### Required task
Show each line from the listing that includes the word "this".

### Collected material

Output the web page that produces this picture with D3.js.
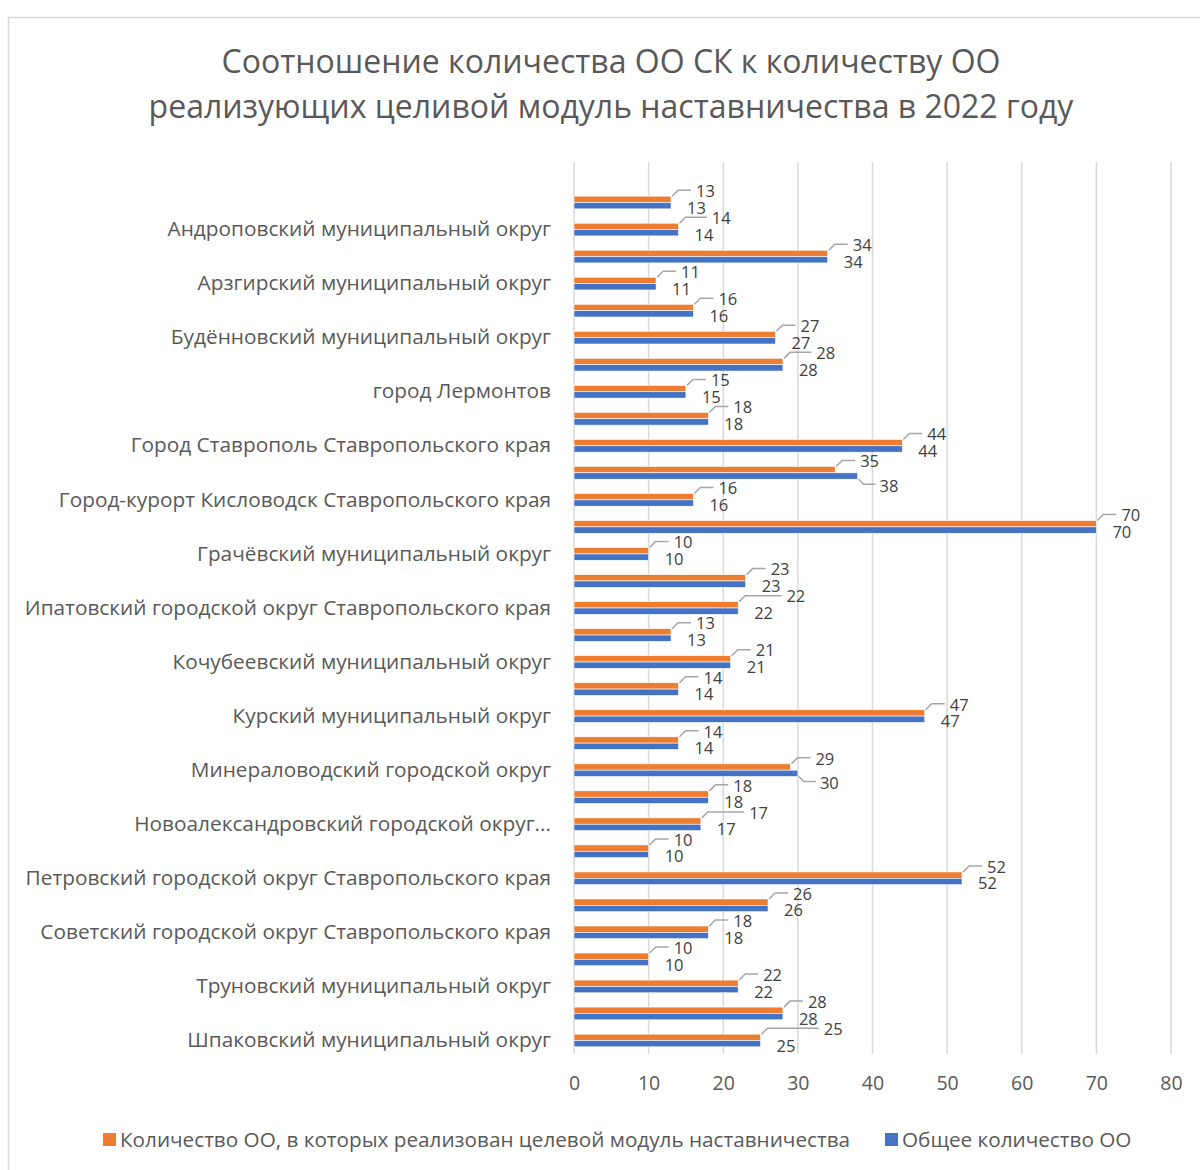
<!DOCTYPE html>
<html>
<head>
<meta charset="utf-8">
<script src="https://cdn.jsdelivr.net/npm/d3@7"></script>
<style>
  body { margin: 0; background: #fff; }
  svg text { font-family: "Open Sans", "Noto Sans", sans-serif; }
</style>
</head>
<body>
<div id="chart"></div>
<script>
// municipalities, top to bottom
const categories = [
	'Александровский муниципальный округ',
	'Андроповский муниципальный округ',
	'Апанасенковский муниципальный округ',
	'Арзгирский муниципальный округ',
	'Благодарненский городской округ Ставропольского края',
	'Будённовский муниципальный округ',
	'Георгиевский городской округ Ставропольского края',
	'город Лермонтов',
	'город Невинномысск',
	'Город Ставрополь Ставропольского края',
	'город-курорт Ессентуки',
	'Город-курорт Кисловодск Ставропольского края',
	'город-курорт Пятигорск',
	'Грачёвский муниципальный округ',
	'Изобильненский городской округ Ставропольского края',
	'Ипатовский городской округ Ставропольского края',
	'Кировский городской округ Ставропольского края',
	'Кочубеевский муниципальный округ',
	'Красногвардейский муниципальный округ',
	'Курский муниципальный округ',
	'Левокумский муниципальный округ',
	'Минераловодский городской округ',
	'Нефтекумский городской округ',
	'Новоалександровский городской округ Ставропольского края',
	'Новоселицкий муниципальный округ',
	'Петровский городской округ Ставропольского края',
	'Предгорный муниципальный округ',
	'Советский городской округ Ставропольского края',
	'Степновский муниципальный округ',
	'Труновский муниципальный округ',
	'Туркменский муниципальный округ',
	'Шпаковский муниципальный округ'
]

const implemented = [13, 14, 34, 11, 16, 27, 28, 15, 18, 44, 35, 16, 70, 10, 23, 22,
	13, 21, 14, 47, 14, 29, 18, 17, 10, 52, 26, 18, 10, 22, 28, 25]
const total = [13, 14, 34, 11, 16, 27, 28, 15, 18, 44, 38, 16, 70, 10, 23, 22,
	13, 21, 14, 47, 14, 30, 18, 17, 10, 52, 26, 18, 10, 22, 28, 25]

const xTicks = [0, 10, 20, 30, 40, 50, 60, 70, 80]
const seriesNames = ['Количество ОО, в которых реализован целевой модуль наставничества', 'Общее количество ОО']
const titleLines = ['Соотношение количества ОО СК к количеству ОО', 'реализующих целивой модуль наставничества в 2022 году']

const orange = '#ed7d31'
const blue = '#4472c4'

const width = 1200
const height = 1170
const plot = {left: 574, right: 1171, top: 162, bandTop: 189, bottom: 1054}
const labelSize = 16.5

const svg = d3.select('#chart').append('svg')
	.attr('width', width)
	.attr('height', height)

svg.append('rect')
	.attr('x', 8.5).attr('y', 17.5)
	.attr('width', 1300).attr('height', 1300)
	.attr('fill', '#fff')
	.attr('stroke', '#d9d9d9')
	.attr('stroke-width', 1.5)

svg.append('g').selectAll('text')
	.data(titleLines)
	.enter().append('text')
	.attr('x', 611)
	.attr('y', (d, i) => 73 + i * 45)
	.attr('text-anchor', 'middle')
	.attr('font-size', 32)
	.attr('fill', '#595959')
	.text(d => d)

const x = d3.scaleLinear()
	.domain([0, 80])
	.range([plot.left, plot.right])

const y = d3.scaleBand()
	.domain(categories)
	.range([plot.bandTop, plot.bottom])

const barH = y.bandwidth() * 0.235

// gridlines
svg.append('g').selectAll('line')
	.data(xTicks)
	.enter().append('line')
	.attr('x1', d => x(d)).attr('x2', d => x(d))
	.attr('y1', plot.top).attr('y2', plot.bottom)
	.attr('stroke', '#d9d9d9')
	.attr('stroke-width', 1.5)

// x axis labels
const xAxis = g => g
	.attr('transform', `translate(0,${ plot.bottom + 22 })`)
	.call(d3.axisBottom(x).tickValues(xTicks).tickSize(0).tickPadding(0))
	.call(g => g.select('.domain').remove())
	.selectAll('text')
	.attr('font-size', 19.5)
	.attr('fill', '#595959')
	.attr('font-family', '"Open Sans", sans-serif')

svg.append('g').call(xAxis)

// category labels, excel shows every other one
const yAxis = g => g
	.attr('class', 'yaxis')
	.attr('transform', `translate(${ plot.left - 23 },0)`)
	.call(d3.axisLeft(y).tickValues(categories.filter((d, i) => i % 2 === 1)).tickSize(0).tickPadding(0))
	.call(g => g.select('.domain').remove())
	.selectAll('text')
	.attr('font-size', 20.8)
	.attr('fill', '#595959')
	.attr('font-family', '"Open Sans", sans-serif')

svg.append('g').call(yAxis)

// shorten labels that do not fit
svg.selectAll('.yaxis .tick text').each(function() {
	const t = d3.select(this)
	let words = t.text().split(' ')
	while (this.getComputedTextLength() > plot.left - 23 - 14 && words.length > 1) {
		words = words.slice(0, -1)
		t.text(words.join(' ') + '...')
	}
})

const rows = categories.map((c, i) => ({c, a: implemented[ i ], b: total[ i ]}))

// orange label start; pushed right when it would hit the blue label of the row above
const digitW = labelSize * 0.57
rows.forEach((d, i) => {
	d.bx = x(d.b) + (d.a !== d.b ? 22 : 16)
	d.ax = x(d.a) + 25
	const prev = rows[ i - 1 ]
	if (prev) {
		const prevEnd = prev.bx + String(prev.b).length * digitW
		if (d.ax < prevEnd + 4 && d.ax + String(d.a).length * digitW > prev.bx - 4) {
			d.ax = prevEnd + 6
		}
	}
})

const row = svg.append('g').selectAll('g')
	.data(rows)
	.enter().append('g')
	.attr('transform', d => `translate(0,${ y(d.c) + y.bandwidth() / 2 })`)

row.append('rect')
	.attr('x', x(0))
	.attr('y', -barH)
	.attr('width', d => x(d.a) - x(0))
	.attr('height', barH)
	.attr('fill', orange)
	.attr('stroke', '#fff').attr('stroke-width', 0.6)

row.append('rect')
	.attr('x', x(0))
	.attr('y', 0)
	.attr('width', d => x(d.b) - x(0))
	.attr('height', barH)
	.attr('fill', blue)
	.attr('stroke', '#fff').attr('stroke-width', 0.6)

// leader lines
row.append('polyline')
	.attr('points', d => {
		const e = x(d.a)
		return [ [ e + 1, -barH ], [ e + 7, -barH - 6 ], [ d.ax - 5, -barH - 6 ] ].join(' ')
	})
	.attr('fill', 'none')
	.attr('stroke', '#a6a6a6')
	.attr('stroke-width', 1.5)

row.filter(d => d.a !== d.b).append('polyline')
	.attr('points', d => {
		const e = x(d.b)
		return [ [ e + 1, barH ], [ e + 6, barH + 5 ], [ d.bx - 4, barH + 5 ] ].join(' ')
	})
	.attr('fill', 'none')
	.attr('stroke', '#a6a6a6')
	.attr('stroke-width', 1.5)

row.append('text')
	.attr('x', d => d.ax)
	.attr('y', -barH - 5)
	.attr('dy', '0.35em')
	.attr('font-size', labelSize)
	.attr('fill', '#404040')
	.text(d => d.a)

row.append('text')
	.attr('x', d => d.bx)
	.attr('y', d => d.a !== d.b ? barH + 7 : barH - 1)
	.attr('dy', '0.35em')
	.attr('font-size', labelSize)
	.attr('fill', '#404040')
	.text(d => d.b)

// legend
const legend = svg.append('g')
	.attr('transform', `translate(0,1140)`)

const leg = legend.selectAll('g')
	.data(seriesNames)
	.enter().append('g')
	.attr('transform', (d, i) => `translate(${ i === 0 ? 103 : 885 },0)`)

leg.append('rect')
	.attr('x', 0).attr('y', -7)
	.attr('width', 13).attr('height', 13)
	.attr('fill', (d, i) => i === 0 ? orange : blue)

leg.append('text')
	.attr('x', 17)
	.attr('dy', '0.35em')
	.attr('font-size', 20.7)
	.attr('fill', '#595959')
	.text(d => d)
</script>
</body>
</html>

### Problem solution
Output the web page that produces this picture with D3.js.
	const t = d3.select(this)
	while (this.getComputedTextLength() > plot.left - 23 - 14 && words.length > 1) {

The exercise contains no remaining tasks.